In the first scenario, where an SRA contends that their management fee would have been 1.25% absent the receipt of 12b-1 fees, the Division does not expect to recommend any offset to the disgorgement in circumstances similar to this scenario. Under the second scenario, where the SRA applied a portion of the 12b-1 fees it received to reduce the annual management fee so that the client was ultimately charged a management fee less than 1%, the Division says that it may recommend an offset to the disgorgement.

Addressing whether an adviser is still eligible to participate in the initiative after their firm has been contacted, an FAQ advises that if the Division contacted their firm on or after Feb. 12, 2018, the adviser is still eligible for the initiative. But if the Division contacted the firm before Feb. 12, 2018, the adviser should contact the SEC enforcement attorney working on that investigation to inquire as to whether the adviser is still eligible to participate in the initiative.

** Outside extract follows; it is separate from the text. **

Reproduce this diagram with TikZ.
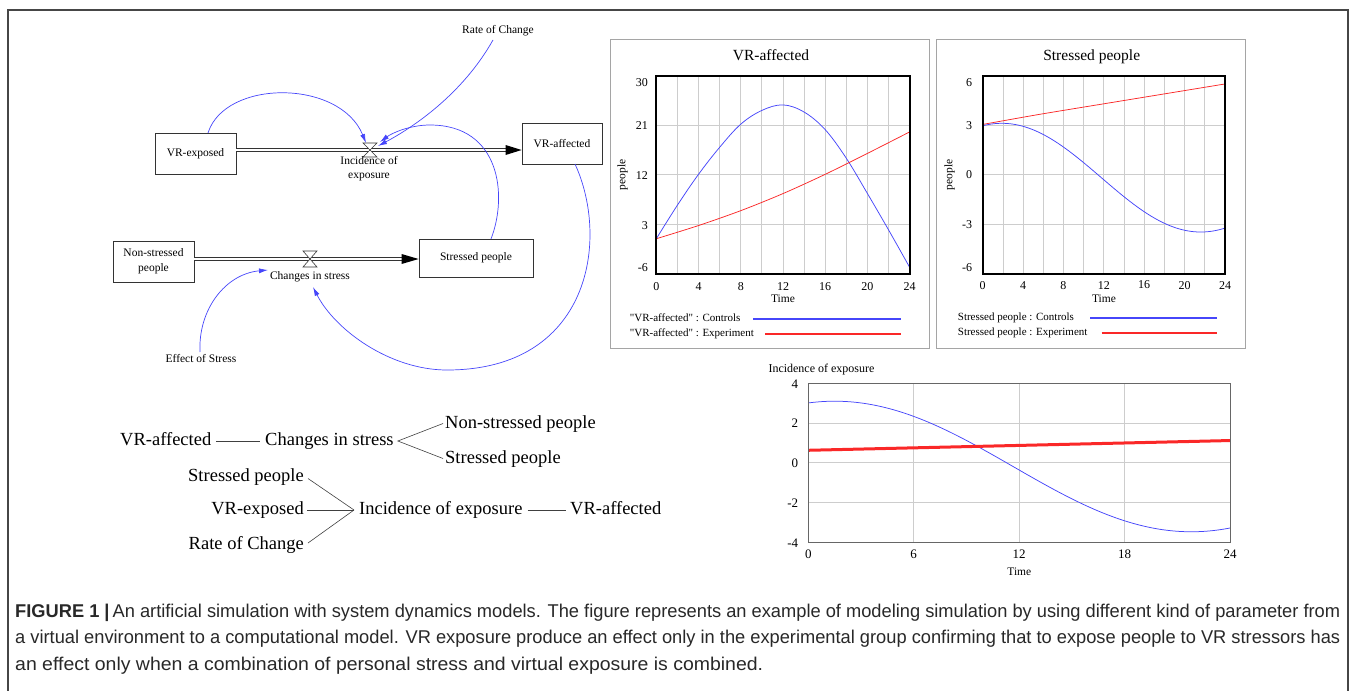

Other questions answered in the FAQs include:


  • Does the SCSD Initiative apply to instances in which an adviser failed to disclose a conflict with respect to other fees it received in connection with recommending, purchasing, or holding a higher-cost share class, i.e., not just 12b-1 fees?

  • OCIE already conducted an exam of my investment advisory firm concerning these issues. Does this exam make my advisory firm ineligible for the SCSD Initiative or immune from future enforcement action regarding these issues?

  • Does the SCSD Initiative apply to higher-cost share classes purchased in brokerage accounts?

  • What does it mean to have a lower cost share class “available” for the same fund?

  • How will Division staff determine an investment adviser’s amount of disgorgement?


The cut-off date for self-reporting under the initiative is June 12. The FAQs note that the agency does not anticipate extending this deadline by which an investment adviser must notify the Division of its intent to participate in the SCSD Initiative.